Introduction: Simple Toy Tractor
This is a good project for when a grandchild begs for a toy. Hopefully, it communicates to the grandchild that toys do not need to be expensive or come from a store.
- 3/4 inch wood stock (plywood or solid wood)
- Wood dowels (3/16", 1/4", 1/2", 5/8")
- Hole saws (1", 1 3/8", 3")
- Drill press and vise
- Sanding drum
- Fine handsaw
- Wood file
- Clamp or vise
Step 1: Make Wheels With a Holesaw
Rear wheels, front wheels, and a steering wheel are made with holesaws. The wheels are round and they already have a centered hole for the axle. I cut about halfway through each wheel and turned the wood over to finish the hole from the other side. That meant the wheel did not disappear into the holesaw. Removing the wheel from the holesaw was much easier because I could grasp part of the wheel by hand or with a large pliers. (See the second photo.) The rear wheels are 3/4" stock. The front wheels are 3/8" stock. The steering wheel is about 3/16" thick.
Step 2: Smooth the Rib
I used a sanding drum to smooth the rib where the cut from above met the cut from below. Do this on each wheel. Also, smooth the edges on the wheels.
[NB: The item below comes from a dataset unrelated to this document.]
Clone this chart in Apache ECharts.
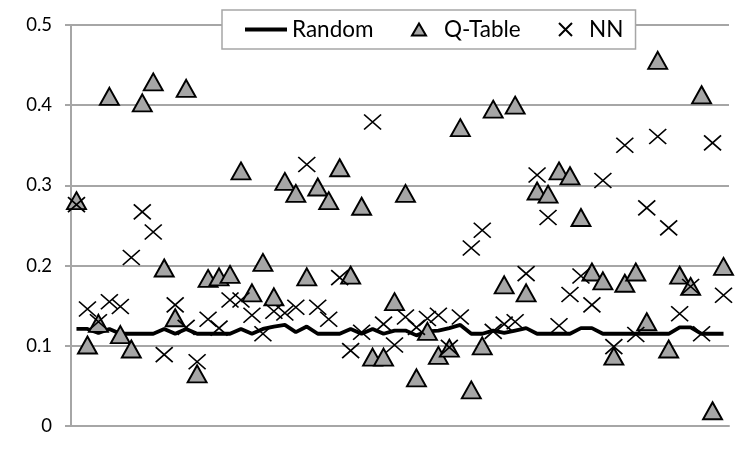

Step 3: Draw and Cut the Tractor Body
Use the wheels to gauge the size relationships and make a rough drawing of the shape of the tractor body. The body on this toy tractor is 6" long and 2 3/16" high.
Step 4: Further Size Relationships
The center of the front axle is 1 1/16" below the bottom of the tractor body. The top of the axle on the rear wheels will touch the bottom of the tractor body. In this case the bottom of the tractor body is a straight line. You could make that different. In that case, a straight pencil line for reference could help locate the axles.
Step 5: Drill for the Front Wheel Post
I used the drill press and a drill press vise to drill a 1/2" hole near the front end of the tractor body. This will be for the post to which the front wheels are mounted. It is not adjustable for turning the tractor.
Step 6: Mount the Front Wheels
Cut a 1/2" dowel to length, insert it into the hole, and glue it in place.
Place the body of the tractor on the drill press table. Drill a small pilot hole through the wheel post. Drill again in steps until the hole is 1/64" or 1/32" larger than the dowel that will be the axle for the front wheels. The 1 3/8" holesaw I have uses a 3/16" inch pilot bit. Most of my holesaws use a 1/4" pilot bit. I supported the wheel post so pressure from the drill press quill does not make it deflect and give a crooked hole.
See the second photo. The wheels have been glued to a 3/16" dowel. They spin freely and no glue will seep into the axle bearing to lock the wheels when the glue has dried.
Step 7: Rear Axle Housing
I chose to make the rear axle housing from a 5/8" dowel. The chuck on my drill press is 1/2". I cannot chuck a piece of 5/8" dowel in the chuck with a 1/4" bit in a drill press vise for concentric drilling. I chose to align the dowel as best as possible and drill down the center. I drilled in steps until the axle hole was a small bit larger than the 1/4" dowel I would use for the rear axle. This insured that the wheels spin freely.
Step 8: Cut a Dado to Mount the Housing
I centered the tractor body on the axle housing and made two small cuts to mark the dado.
See the second photo. Unfortunately, the hole for the axle drifted just a little inside the 5/8" dowel. The two axles need to be parallel. I inserted a 1/4" aluminum rod in the axle hole and used a fine kerf hand saw to make kerfs next to one another. When I heard and felt the saw teeth on the aluminum rod, I knew I had cut to the correct depth. Then I removed the aluminum rod and pushed the pieces between the kerfs over to break them off. I smoothed the dado just a little with a file.
Step 9: Glue the Axle Housing in Place
I glued the axle housing to the bottom of the tractor body, checked it with a square, and clamped it until it was dry enough to handle. Then I inserted the dowel for the axle and glued the rear wheels to it as with the front axle.
Step 10: Steering Wheel
The steering wheel is an actual 7/8" in diameter. The holesaw is a 1" holesaw. It has a 1/4" pilot bit, so 1/4" dowel was needed. I drilled a 1/4" hole in steps for the steering column. My plan was simply to make it look right.
I did not do anything special for a seat on the tractor. The tractor looks fine without it, but, one could be added.
Step 11: Exhaust Pipe
I used a 1/4" dowel for an exhaust pipe that "looks right." For a little touch, I used the sanding drum to put a slope on the top of the exhaust pipe.
Sand and finish according to your preferences.